Amazon really happy with its loss

By on July 29, 2013
Amazon

Amazon reported a second quarter loss yesterday. It’s the sort of thing investors have come to expect, says Emma Haslett.

On the face of it, results posted by Amazon don’t look good: the company made a net loss of $7m (+/-R68m) in its second quarter, on sales of $15.7b (+/-R153.3b) – 22% higher than the year before.

Shares fell 2% on the news – but that was mainly down to its forecast, which suggested sales for the coming quarter would rise by somewhere between 12% and 24%.

Investors would be stupid to be surprised – because in the 20-odd years since it was founded, Amazon’s profits have always been dwarfed by its revenues. Just look at the past two years: in the fourth quarter of 2012, it reported revenues of $21.27b (R207.8b), but just $97m (R947.6m) in profits. In 2011, its Q4 revenues were $17.5b (R170.9b), while profits were just $177m (R1.729b). Any other business run like that would cause riots among investors.

But chief executive Jess Bezos has hinted that, well, he doesn’t care about profits. In a letter to shareholders in April, he said the company wasn’t focused on ‘short-term profitability’, but on its customers.

‘We will continue to make investment decisions in light of long-term market leadership considerations rather than short-term profitability considerations or short-term Wall Street reactions,’ he wrote.

Amazon’s business model is straightforward: it savagely undercuts rivals, selling its products at razor-thin margins – and even, in the case of the Kindle Fire, at a loss. That means sales rise, and the headline figures (sales, revenues etc) when it posts its results look encouraging.

But the company is essentially still being run like a startup, with Bezos investing in building the brand and undercutting its competitors.
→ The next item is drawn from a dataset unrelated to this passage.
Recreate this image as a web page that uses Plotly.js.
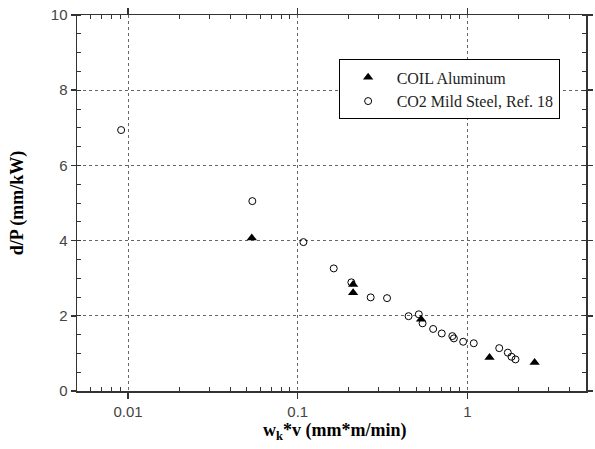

The difference is that the figures we’re talking about are billions, rather than the few thousand most startups have to play with.

As suggested by this morning’s tiny slide in share prices, investors don’t seem to mind. They’re patiently riding out Amazon’s 20-year ‘startup’ phase on the basis that when it does make a profit, it’ll be something to write home about.

What’s ironic is that Amazon, which over the years has been blamed for the demise of entire industries as it relentlessly pursues its own success, doesn’t actually make much money at all. And investors are totally on board with it. That’s a little weird… just saying!